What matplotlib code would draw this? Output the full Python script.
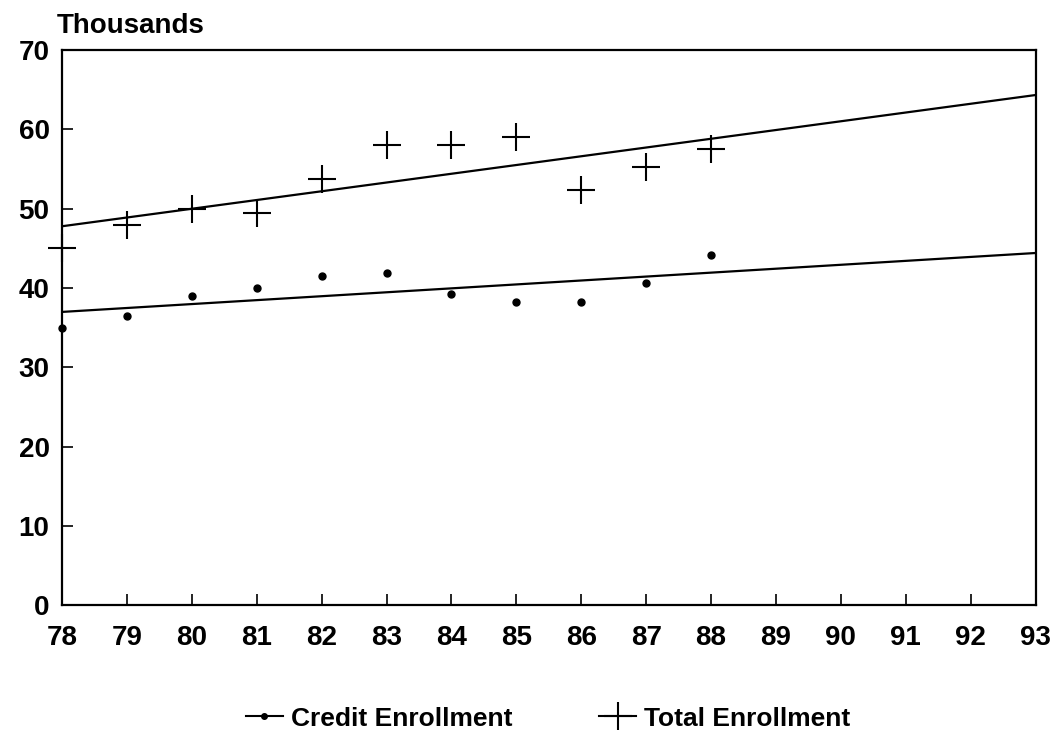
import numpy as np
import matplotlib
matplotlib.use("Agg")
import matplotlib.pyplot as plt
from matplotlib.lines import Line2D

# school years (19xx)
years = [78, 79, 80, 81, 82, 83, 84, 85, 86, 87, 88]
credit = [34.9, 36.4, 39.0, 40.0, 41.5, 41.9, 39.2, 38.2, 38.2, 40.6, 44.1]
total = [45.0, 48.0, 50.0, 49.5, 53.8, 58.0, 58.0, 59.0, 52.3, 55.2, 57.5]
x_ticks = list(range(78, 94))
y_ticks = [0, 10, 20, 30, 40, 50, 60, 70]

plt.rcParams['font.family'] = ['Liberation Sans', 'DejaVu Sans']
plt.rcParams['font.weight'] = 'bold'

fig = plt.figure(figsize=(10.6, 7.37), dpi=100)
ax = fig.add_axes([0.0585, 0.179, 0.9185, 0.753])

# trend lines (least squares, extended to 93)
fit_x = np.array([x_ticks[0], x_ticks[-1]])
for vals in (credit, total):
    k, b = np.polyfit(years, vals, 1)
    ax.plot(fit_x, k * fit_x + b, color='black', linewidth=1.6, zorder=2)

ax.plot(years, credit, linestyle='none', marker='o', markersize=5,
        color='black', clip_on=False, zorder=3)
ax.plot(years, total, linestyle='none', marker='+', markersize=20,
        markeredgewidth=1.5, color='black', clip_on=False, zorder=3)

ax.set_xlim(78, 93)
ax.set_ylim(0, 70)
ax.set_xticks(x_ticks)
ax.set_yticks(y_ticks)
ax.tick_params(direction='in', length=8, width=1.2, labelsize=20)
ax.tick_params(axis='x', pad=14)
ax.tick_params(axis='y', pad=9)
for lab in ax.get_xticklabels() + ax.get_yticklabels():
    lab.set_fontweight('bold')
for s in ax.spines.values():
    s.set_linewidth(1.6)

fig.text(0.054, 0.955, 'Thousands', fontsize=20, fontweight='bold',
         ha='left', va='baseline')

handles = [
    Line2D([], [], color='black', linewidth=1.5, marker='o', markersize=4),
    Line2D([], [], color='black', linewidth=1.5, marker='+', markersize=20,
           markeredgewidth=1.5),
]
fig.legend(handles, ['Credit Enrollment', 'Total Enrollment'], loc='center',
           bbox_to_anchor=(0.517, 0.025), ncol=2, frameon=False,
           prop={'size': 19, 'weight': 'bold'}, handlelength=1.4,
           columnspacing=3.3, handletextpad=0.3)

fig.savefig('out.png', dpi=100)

-------

§ Problem to solve
Locate all lines holding the word "matplotlib", then copy them out.

§ Full answer
What matplotlib code would draw this? Output the full Python script.
import matplotlib
matplotlib.use("Agg")
import matplotlib.pyplot as plt
from matplotlib.lines import Line2D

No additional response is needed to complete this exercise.